"England. How exciting! How will you deal with the horrible food?"
This has got to be the question we were asked most before moving here, even by the woman at the reception desk in the Virgin Atlantic lounge before our flight to England.
(Oh, right. I never did blog about our first class flight to England, in which we sat in little pods with fully flat beds and private TV screens and on which I was even given pajamas to sleep in (which, regrettably, I did not steal). Well, it was lovely and amazing and unlike anything we'll ever do, but it was still 1) the overnight flight, which comes with serious disadvantages if you value sleep, and 2) an airplane. No set of pajamas, no matter how amazing, could have made it not an airplane.) (Oh, and since this post is supposed to be about food, I'll say that the food was ... airplane food.)
Anyway, my answer to the critics of British food: People, puh-leez. Meat + potatoes. And even throw in curry, and of course the truckloads of sausage. Hell-LO!
Two weeks ago, I almost wrote a blog post about my new favorite food on Earth, a Stilton and bacon burger on ciabatta bread that we had at this little place
we stumbled upon while out for a walk. We were two of six people in the restaurant. It's a pretty new place, and it was previously a pretty dumpy pub. Anyway, that burger. Oh my. I believe it could even replace the now-defunct Nannyburger. (I guess it's still defunct. Any DC'ers been to the "new" Nanny's in Cleveland Park yet?) We wondered whether this would become our de facto place when we want to go out for a relaxing dinner.
On Friday, after coming home from a long day in London, I declared that I just wanted a nice glass of wine and That Burger for dinner. So, we made the 4-minute walk to the Box Tree. We sat down and the manager came over with the wine list and menus. Before I could get out, "I don't even think we need menus," he says, "and here's our new homemade sausage and mash menu."
Me: "I think I love you."
Here was the rundown:
Beef and horseradish
Pork and herb
Lamb, redcurrant, and rosemary
Pork, honey, and mustard
Plain butter and cream
spring onion and coriander
I went for the lamb sausages, because we'd eaten a lot of pork sausage that week (more on that in a bit). They only had two left, so I got to choose a different kind -- I picked chicken -- for my other two. (Are you catching this? That's FOUR sausages to an order.) I had it with Stilton mash and onion sauce. Of course it was fabulous. And, even better, John got That Burger, so I got to have a few bites of that as well.
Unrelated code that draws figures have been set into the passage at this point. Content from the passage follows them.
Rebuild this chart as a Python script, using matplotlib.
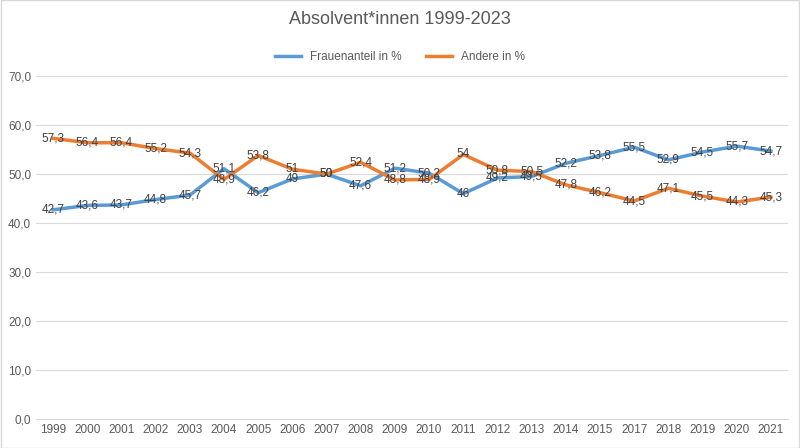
import matplotlib.pyplot as plt

years = ["1999", "2000", "2001", "2002", "2003", "2004", "2005", "2006", "2007", "2008",
         "2009", "2010", "2011", "2012", "2013", "2014", "2015", "2017", "2018", "2019",
         "2020", "2021"]
frauen = [42.7, 43.6, 43.7, 44.8, 45.7, 51.1, 46.2, 49, 50, 47.6, 51.2, 50.2, 46, 49.2,
          49.5, 52.2, 53.8, 55.5, 52.9, 54.5, 55.7, 54.7]
andere = [57.3, 56.4, 56.4, 55.2, 54.3, 48.9, 53.8, 51, 50, 52.4, 48.8, 48.9, 54, 50.8,
          50.5, 47.8, 46.2, 44.5, 47.1, 45.5, 44.3, 45.3]

plt.rcParams["font.family"] = ["Liberation Sans", "DejaVu Sans"]
fig = plt.figure(figsize=(8, 4.48), dpi=100)
ax = fig.add_axes([0.045, 0.065, 0.94, 0.765])

x = list(range(len(years)))
ax.plot(x, frauen, color="#5B9BD5", lw=2.5, label="Frauenanteil in %")
ax.plot(x, andere, color="#ED7D31", lw=2.5, label="Andere in %")

def fmt(v):
    return str(int(v)) if v == int(v) else f"{v}".replace(".", ",")

for xi, v in zip(x, frauen):
    ax.text(xi, v, fmt(v), ha="center", va="center", fontsize=8.5, color="#404040")
for xi, v in zip(x, andere):
    ax.text(xi, v, fmt(v), ha="center", va="center", fontsize=8.5, color="#404040")

ax.set_ylim(0, 70)
ax.set_yticks(range(0, 71, 10))
ax.set_yticklabels([f"{t},0" for t in range(0, 71, 10)])
ax.set_xlim(-0.5, len(years) - 0.5)
ax.set_xticks(x)
ax.set_xticklabels(years)
ax.tick_params(length=0, labelsize=8.5, labelcolor="#595959")
ax.grid(axis="y", color="#D9D9D9", lw=0.8)
ax.set_axisbelow(True)
for s in ["top", "right", "left"]:
    ax.spines[s].set_visible(False)
ax.spines["bottom"].set_color("#D9D9D9")

fig.suptitle("Absolvent*innen 1999-2023", y=0.975, fontsize=13, color="#595959")
fig.legend(loc="upper center", bbox_to_anchor=(0.5, 0.91), ncol=2, frameon=False,
           fontsize=8.5, labelcolor="#595959", handlelength=2.2)
fig.patches.append(plt.Rectangle((0.001, 0.001), 0.998, 0.998, transform=fig.transFigure,
                                 fill=False, edgecolor="#D9D9D9", lw=1))
fig.savefig("out.png")
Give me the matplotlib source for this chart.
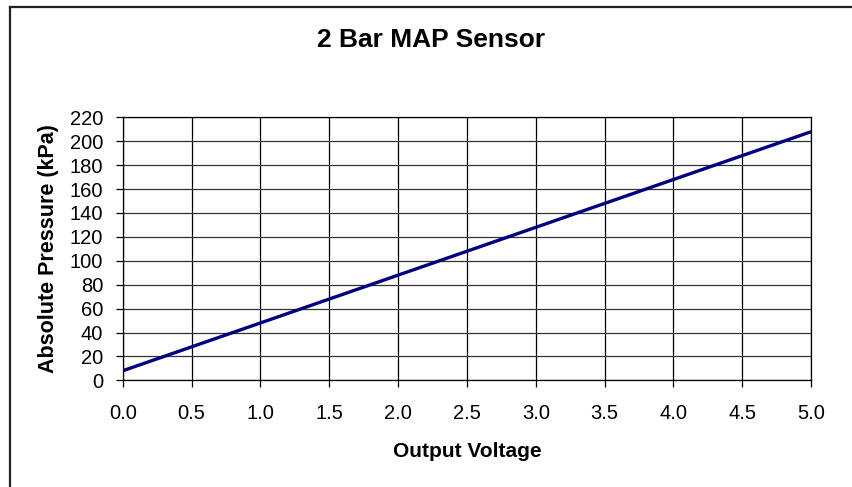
import matplotlib.pyplot as plt
from matplotlib.lines import Line2D

# sensor transfer curve
voltage = [0.0, 0.5, 1.0, 1.5, 2.0, 2.5, 3.0, 3.5, 4.0, 4.5, 5.0]
pressure = [8, 28, 48, 68, 88, 108, 128, 148, 168, 188, 208]

x_ticks = [0.0, 0.5, 1.0, 1.5, 2.0, 2.5, 3.0, 3.5, 4.0, 4.5, 5.0]
y_ticks = list(range(0, 221, 20))

plt.rcParams['font.family'] = ['Liberation Sans', 'DejaVu Sans']

fig = plt.figure(figsize=(8.52, 4.87), dpi=100)
ax = fig.add_axes([0.144, 0.219, 0.808, 0.540])

ax.plot(voltage, pressure, color='#000080', linewidth=2.4, solid_capstyle='butt')

ax.set_xlim(0, 5)
ax.set_ylim(0, 220)
ax.set_xticks(x_ticks)
ax.set_xticklabels([f'{v:.1f}' for v in x_ticks])
ax.set_yticks(y_ticks)

# excel style grid
ax.grid(True, axis='x', color='black', linewidth=0.9)
ax.grid(True, axis='y', color='#333333', linewidth=0.9)
ax.set_axisbelow(True)
for s in ax.spines.values():
    s.set_color('black')
    s.set_linewidth(0.9)

ax.tick_params(axis='both', direction='out', length=5, width=0.9, labelsize=14.5, colors='black')
ax.tick_params(axis='x', pad=12)
ax.tick_params(axis='y', pad=9)

ax.set_xlabel('Output Voltage', fontsize=15, fontweight='bold', labelpad=14)
ax.set_ylabel('Absolute Pressure (kPa)', fontsize=15.5, fontweight='bold', labelpad=8)
fig.text(0.506, 0.917, '2 Bar MAP Sensor', fontsize=19, fontweight='bold', ha='center', va='center')

# chart border (cut off at right and bottom)
fig.add_artist(Line2D([9.5 / 852, 9.5 / 852], [0, 1 - 7 / 487], transform=fig.transFigure, color='#222222', linewidth=1.6))
fig.add_artist(Line2D([9.5 / 852, 1], [1 - 7 / 487, 1 - 7 / 487], transform=fig.transFigure, color='#222222', linewidth=1.6))

fig.savefig('out.png', dpi=100)
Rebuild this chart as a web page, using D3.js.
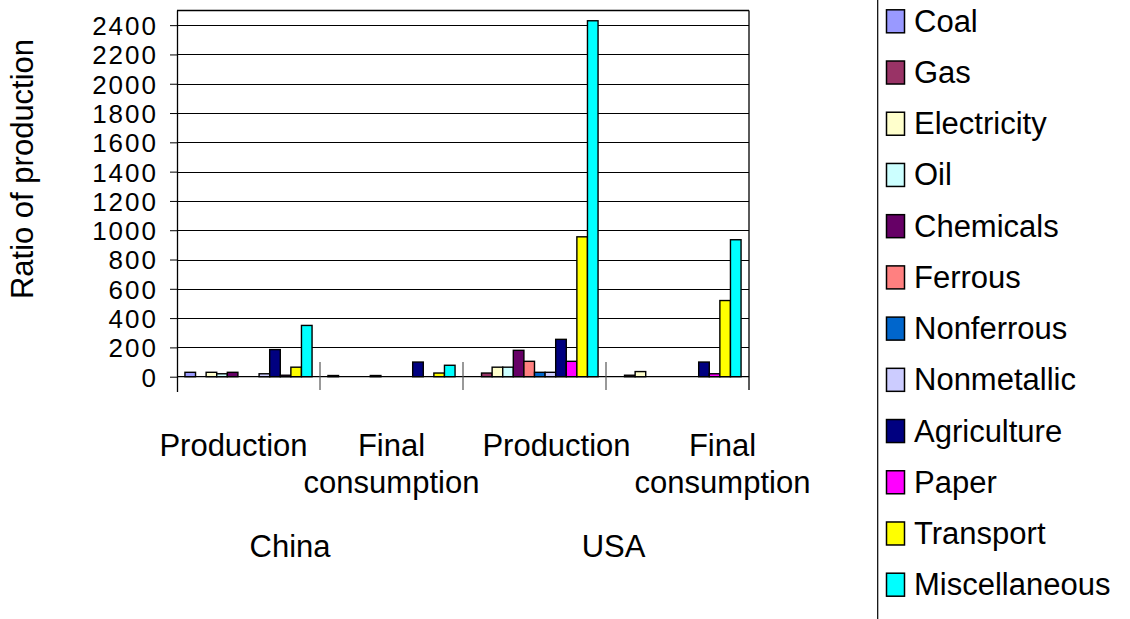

But wait, there's more. JT's a creme brulee guy, so the Bailey's and white chocolate creme broulee piqued his interest. It turned out to be a divine white chocolate creme brulee floating on top of a shot of Bailey's. Heavenly, absolutely heavenly. I went for the chocolate nemesis. "What's that like?" I asked. "It's a chocolate mousse kind of cake thing." Right. Totally a dense, flourless chocolate cake served with real cream. So yes, I think that, even after just two visits, we may declare this "our" place.
One of the things I love here is that darn near every store -- even your average CVS equivalent -- has premade, prepackaged sandwiches. The combinations range from the odd (goat cheese and beetroot or prawn mayo, for example) to some of my favorites (tuna and sweetcorn or egg salad (simply "egg mayo" here) and bacon).
While in London on Saturday, I came across a sushi place that had a long case full of individually wrapped pieces of sushi! I bought a couple of pieces and then asked if I could take a picture. No dice. Some creative googling, though, revealed a picture someone took
with his cell phone. It was even decent-tasting sushi. Too bad I had already had lunch -- an egg mayo and bacon sandwich, of course.
Oh, and another word on sandwiches. A popular sandwich here is a bacon sandwich. Bacon + bread. Anything else optional. Nothing wrong with that.
Last weekend, the place to which we did not drive
was Feast East, the food and drink festival for East Anglia. (East Anglia is sort of our "state," and Cambridgeshire is our "county.") Eighty booths of local growers and producers. Like a craft show, but with food.
We ate sausage, cheese, jam, sausage, cheese, and more jam. The theme this year was pork, with hourly cooking demonstrations using pork. The weirdest thing I ate was a pickled quail's egg, and it was indeed weird. Mostly tasted like egg, though. The event allowed us to solve a mystery: Why There Is No Grape Jam in England. They don't make it here because grapes don't grow in England. "Just try some British wine and you'll see why there's no grape jam here." (Indeed, we tried some local wine -- and it was pretty terrible.) Now, none of this explains why they can't import grape jam, but whatever. We talked to some lovely jam makers who told us that when they visit the U.S., they eat grape jam every day.
We came home with a case of beer, two kinds of pork sausage, some dried herbs, three kinds of cheese, and smoked olive oil. Yum!
The same outfit
that organized the show also organizes National Watercress Week, British Tomato Week, British Sandwich Week, and British Cheese Week. I would recommend skipping British Wine Week, though -- a week earlier is the Cambridge Beer Festival. Now we're talkin'.